**WRITTEN INSTRUCTION**
Show all lines from the data that include the word "page".

**RECORDS FOR THE TASK**

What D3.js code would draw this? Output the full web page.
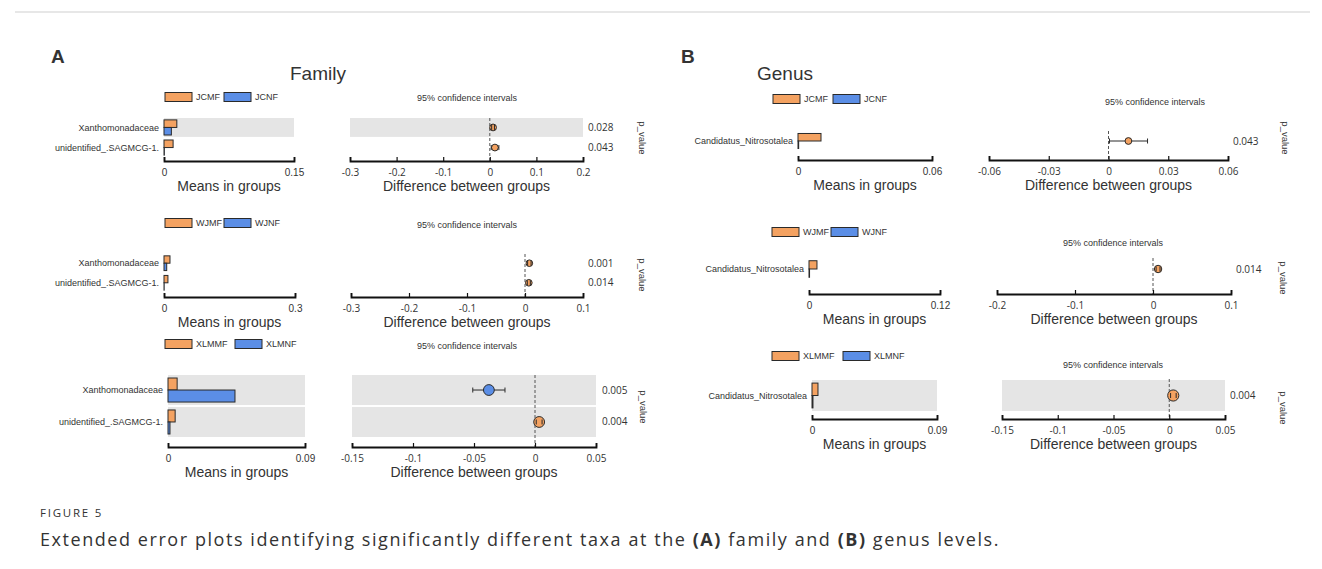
<!DOCTYPE html>
<html lang="en">
<head>
<meta charset="UTF-8">
<title>Figure 5</title>
<script src="https://d3js.org/d3.v7.min.js"></script>
<style>
  body { margin: 0; background: #fff; }
  svg text { font-family: "Liberation Sans", Arial, sans-serif; fill: #333; }
  .diff-axis text, .pval, .caption { font-family: "Open Sans", sans-serif; }
</style>
</head>
<body>
<svg id="fig"></svg>
<script>

// ---- data ----
const famTaxa = ['Xanthomonadaceae', 'unidentified_.SAGMCG-1.'];
const genTaxa = ['Candidatus_Nitrosotalea'];
const famGroups = [['JCMF', 'JCNF'], ['WJMF', 'WJNF'], ['XLMMF', 'XLMNF']];
const genGroups = [['JCMF', 'JCNF'], ['WJMF', 'WJNF'], ['XLMMF', 'XLMNF']];

// mean proportions: first group (M) and second group (N), one entry per taxon
const famMeanA = [[0.0148, 0.0105], [0.0137, 0.0090], [0.0060, 0.0047]];
const famMeanB = [[0.0085, 0.0004], [0.0062, 0.0004], [0.0440, 0.0013]];
const famDiff = [[0.0070, 0.0110], [0.0075, 0.0066], [-0.0378, 0.0034]];
const famCiLow = [[0.0040, 0.0030], [0.0045, 0.0040], [-0.0510, 0.0010]];
const famCiHigh = [[0.0100, 0.0195], [0.0105, 0.0092], [-0.0246, 0.0058]];
const famP = [['0.028', '0.043'], ['0.001', '0.014'], ['0.005', '0.004']];

const genMeanA = [[0.0103], [0.0073], [0.0043]];
const genMeanB = [[0.0003], [0.0005], [0.0007]];
const genDiff = [[0.0100], [0.0065], [0.0036]];
const genCiLow = [[0.0005], [0.0040], [0.0012]];
const genCiHigh = [[0.0196], [0.0090], [0.0062]];
const genP = [['0.043'], ['0.014'], ['0.004']];

// axis ticks
const famMeanTicks = [[0, 0.15], [0, 0.3], [0, 0.09]];
const famDiffTicks = [[-0.3, -0.2, -0.1, 0, 0.1, 0.2], [-0.3, -0.2, -0.1, 0, 0.1], [-0.15, -0.1, -0.05, 0, 0.05]];
const genMeanTicks = [[0, 0.06], [0, 0.12], [0, 0.09]];
const genDiffTicks = [[-0.06, -0.03, 0, 0.03, 0.06], [-0.2, -0.1, 0, 0.1], [-0.15, -0.1, -0.05, 0, 0.05]];

// ---- layout ----
const famLayout = [
  {legX: 165, legY: 97, leg2X: 224, rows: [118, 157], meansX: [164, 294], diffX: [350, 583], axisY: 161, ciY: 98, ciX: 467, pX: 588, pLabX: 642, pLabY: 138, shade: [true, false]},
  {legX: 165, legY: 223, leg2X: 224, rows: [254, 292], meansX: [164, 295], diffX: [351, 583], axisY: 297, ciY: 225, ciX: 467, pX: 588, pLabX: 642, pLabY: 275, shade: [false, false]},
  {legX: 165, legY: 344, leg2X: 235, rows: [375, 437], meansX: [168, 305], diffX: [352, 596], axisY: 447, ciY: 346, ciX: 467, pX: 602, pLabX: 643, pLabY: 407, shade: [true, true]}
];
const genLayout = [
  {legX: 773, legY: 99, leg2X: 833, rows: [131, 151], meansX: [798, 932], diffX: [989, 1228], axisY: 160, ciY: 102, ciX: 1155, pX: 1233, pLabX: 1285, pLabY: 138, shade: [false]},
  {legX: 772, legY: 232, leg2X: 831, rows: [258, 280], meansX: [809, 940], diffX: [997, 1231], axisY: 294, ciY: 243, ciX: 1113, pX: 1236, pLabX: 1283, pLabY: 278, shade: [false]},
  {legX: 772, legY: 356, leg2X: 843, rows: [379, 412], meansX: [812, 937], diffX: [1002, 1225], axisY: 419, ciY: 365, ciX: 1113, pX: 1230, pLabX: 1283, pLabY: 408, shade: [true]}
];

const colA = '#f4a261';
const colB = '#5b8ee6';
const edge = '#2a2a2a';
const shadeCol = '#e5e5e5';

const width = 1322, height = 569;
const svg = d3.select('#fig').attr('width', width).attr('height', height);

const fmt = function(d) { return String(+d.toFixed(3)); };

// frame line on top
svg.append('line')
  .attr('x1', 15).attr('x2', 1310).attr('y1', 12).attr('y2', 12)
  .attr('stroke', '#cfcfcf').attr('stroke-width', 1);

function drawPanel(taxa, groups, meanA, meanB, diff, lo, hi, pvals, meanTicks, diffTicks, L) {
  const g = svg.append('g');

  const y = d3.scaleBand().domain(taxa).range(L.rows).paddingInner(0.06);
  const xm = d3.scaleLinear().domain([0, meanTicks[meanTicks.length - 1]]).range(L.meansX);
  const xd = d3.scaleLinear().domain([diffTicks[0], diffTicks[diffTicks.length - 1]]).range(L.diffX);
  const bw = y.bandwidth();
  const pad = bw * 0.1;
  const half = (bw - 2 * pad) / 2;

  // legend
  const leg = [[groups[0], colA, L.legX], [groups[1], colB, L.leg2X]];
  leg.forEach(function(d) {
    g.append('rect').attr('x', d[2]).attr('y', L.legY - 4.5).attr('width', 27).attr('height', 9)
      .attr('fill', d[1]).attr('stroke', edge).attr('stroke-width', 1);
    g.append('text').attr('x', d[2] + 31).attr('y', L.legY).attr('dy', '0.35em')
      .attr('font-size', 9).text(d[0]);
  });

  // CI title
  g.append('text').attr('x', L.ciX).attr('y', L.ciY).attr('dy', '0.35em')
    .attr('text-anchor', 'middle').attr('font-size', 9).attr('fill', '#444')
    .text('95% confidence intervals');

  const rows = taxa.map(function(t, i) {
    return {taxon: t, a: meanA[i], b: meanB[i], diff: diff[i], lo: lo[i], hi: hi[i], p: pvals[i], shade: L.shade[i]};
  });

  // shading
  g.selectAll('.shade-m').data(rows.filter(function(d) { return d.shade; })).enter()
    .append('rect').attr('x', xm.range()[0]).attr('width', xm.range()[1] - xm.range()[0])
    .attr('y', function(d) { return y(d.taxon); }).attr('height', bw).attr('fill', shadeCol);
  g.selectAll('.shade-d').data(rows.filter(function(d) { return d.shade; })).enter()
    .append('rect').attr('x', xd.range()[0]).attr('width', xd.range()[1] - xd.range()[0])
    .attr('y', function(d) { return y(d.taxon); }).attr('height', bw).attr('fill', shadeCol);

  // taxon labels
  g.selectAll('.taxon').data(rows).enter().append('text')
    .attr('x', xm(0) - 5)
    .attr('y', function(d) { return y(d.taxon) + bw / 2; })
    .attr('dy', '0.35em').attr('text-anchor', 'end').attr('font-size', 9).attr('fill', '#444')
    .text(function(d) { return d.taxon; });

  // bars
  g.selectAll('.bar-a').data(rows).enter().append('rect')
    .attr('x', xm(0)).attr('y', function(d) { return y(d.taxon) + pad; })
    .attr('width', function(d) { return xm(d.a) - xm(0); }).attr('height', half)
    .attr('fill', colA).attr('stroke', edge).attr('stroke-width', 1);
  g.selectAll('.bar-b').data(rows).enter().append('rect')
    .attr('x', xm(0)).attr('y', function(d) { return y(d.taxon) + pad + half; })
    .attr('width', function(d) { return xm(d.b) - xm(0); }).attr('height', half)
    .attr('fill', colB).attr('stroke', edge).attr('stroke-width', 1);

  // zero line
  g.append('line').attr('x1', xd(0)).attr('x2', xd(0))
    .attr('y1', L.rows[0]).attr('y2', L.axisY)
    .attr('stroke', '#555').attr('stroke-width', 1).attr('stroke-dasharray', '3,2');

  // confidence intervals: whisker behind the point, caps on top
  const ci = g.selectAll('.ci').data(rows).enter().append('g')
    .attr('transform', function(d) { return 'translate(0,' + (y(d.taxon) + bw / 2) + ')'; });
  ci.append('line').attr('x1', function(d) { return xd(d.lo); }).attr('x2', function(d) { return xd(d.hi); })
    .attr('stroke', edge).attr('stroke-width', 1);
  ci.append('circle').attr('cx', function(d) { return xd(d.diff); }).attr('r', bw * 0.18)
    .attr('fill', function(d) { return d.diff > 0 ? colA : colB; })
    .attr('stroke', edge).attr('stroke-width', 1);
  ci.append('line').attr('x1', function(d) { return xd(d.lo); }).attr('x2', function(d) { return xd(d.lo); })
    .attr('y1', -2.5).attr('y2', 2.5).attr('stroke', edge);
  ci.append('line').attr('x1', function(d) { return xd(d.hi); }).attr('x2', function(d) { return xd(d.hi); })
    .attr('y1', -2.5).attr('y2', 2.5).attr('stroke', edge);

  // p-values
  g.selectAll('.pval').data(rows).enter().append('text').attr('class', 'pval')
    .attr('x', L.pX).attr('y', function(d) { return y(d.taxon) + bw / 2; })
    .attr('dy', '0.35em').attr('font-size', 10).text(function(d) { return d.p; });
  g.append('text').attr('transform', 'translate(' + L.pLabX + ',' + L.pLabY + ') rotate(90)')
    .attr('text-anchor', 'middle').attr('dy', '0.35em').attr('font-size', 9.5).attr('fill', '#444')
    .text('p_value');

  // axes
  const mAxis = g.append('g').attr('class', 'mean-axis').attr('transform', 'translate(0,' + L.axisY + ')')
    .call(d3.axisBottom(xm).tickValues(meanTicks).tickFormat(fmt)
      .tickSizeInner(-4).tickSizeOuter(-4).tickPadding(8));
  const dAxis = g.append('g').attr('class', 'diff-axis').attr('transform', 'translate(0,' + L.axisY + ')')
    .call(d3.axisBottom(xd).tickValues(diffTicks).tickFormat(fmt)
      .tickSizeInner(-4).tickSizeOuter(-4).tickPadding(8));
  [mAxis, dAxis].forEach(function(a) {
    a.select('.domain').attr('stroke', '#111').attr('stroke-width', 1.8);
    a.selectAll('.tick line').attr('stroke', '#111').attr('stroke-width', 1.2);
    a.selectAll('.tick text').attr('font-size', 10).attr('fill', '#444');
    a.attr('font-family', null);
  });

  g.append('text').attr('x', (L.meansX[0] + L.meansX[1]) / 2).attr('y', L.axisY + 30)
    .attr('text-anchor', 'middle').attr('font-size', 14).attr('fill', '#222').text('Means in groups');
  g.append('text').attr('x', (L.diffX[0] + L.diffX[1]) / 2).attr('y', L.axisY + 30)
    .attr('text-anchor', 'middle').attr('font-size', 14).attr('fill', '#222').text('Difference between groups');
}

famLayout.forEach(function(L, i) {
  drawPanel(famTaxa, famGroups[i], famMeanA[i], famMeanB[i], famDiff[i], famCiLow[i], famCiHigh[i],
    famP[i], famMeanTicks[i], famDiffTicks[i], L);
});
genLayout.forEach(function(L, i) {
  drawPanel(genTaxa, genGroups[i], genMeanA[i], genMeanB[i], genDiff[i], genCiLow[i], genCiHigh[i],
    genP[i], genMeanTicks[i], genDiffTicks[i], L);
});

// panel letters and titles
svg.append('text').attr('x', 51).attr('y', 63).attr('font-size', 19).attr('font-weight', 'bold').attr('fill', '#111').text('A');
svg.append('text').attr('x', 681).attr('y', 63).attr('font-size', 19).attr('font-weight', 'bold').attr('fill', '#111').text('B');
svg.append('text').attr('x', 318).attr('y', 80).attr('text-anchor', 'middle').attr('font-size', 19).attr('fill', '#111').text('Family');
svg.append('text').attr('x', 785).attr('y', 80).attr('text-anchor', 'middle').attr('font-size', 19).attr('fill', '#111').text('Genus');

// caption, spread to the printed width
function spread(sel, target) {
  const n = sel.text().length;
  const len = sel.node().getComputedTextLength();
  sel.attr('letter-spacing', Math.max(0, (target - len) / n));
}
const fig = svg.append('text').attr('class', 'caption').attr('x', 40).attr('y', 517)
  .attr('font-size', 11.5).attr('fill', '#777').text('FIGURE 5');
spread(fig, 63);
const cap = svg.append('text').attr('class', 'caption').attr('x', 40).attr('y', 546)
  .attr('font-size', 18).attr('fill', '#555');
cap.append('tspan').text('Extended error plots identifying significantly different taxa at the ');
cap.append('tspan').attr('font-weight', 'bold').text('(A)');
cap.append('tspan').text(' family and ');
cap.append('tspan').attr('font-weight', 'bold').text('(B)');
cap.append('tspan').text(' genus levels.');
spread(cap, 960);

</script>
</body>
</html>
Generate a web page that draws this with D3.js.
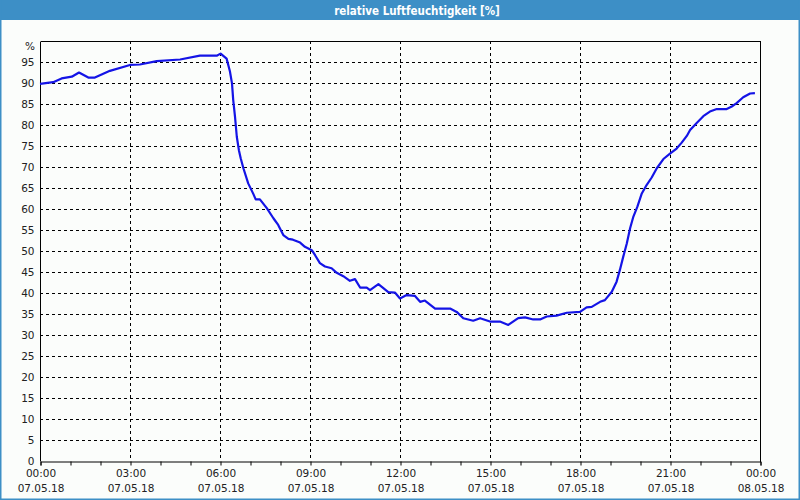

**SOLUTION TO THE PROBLEM**
What D3.js code would draw this? Output the full web page.
Generate a web page that draws this with D3.js.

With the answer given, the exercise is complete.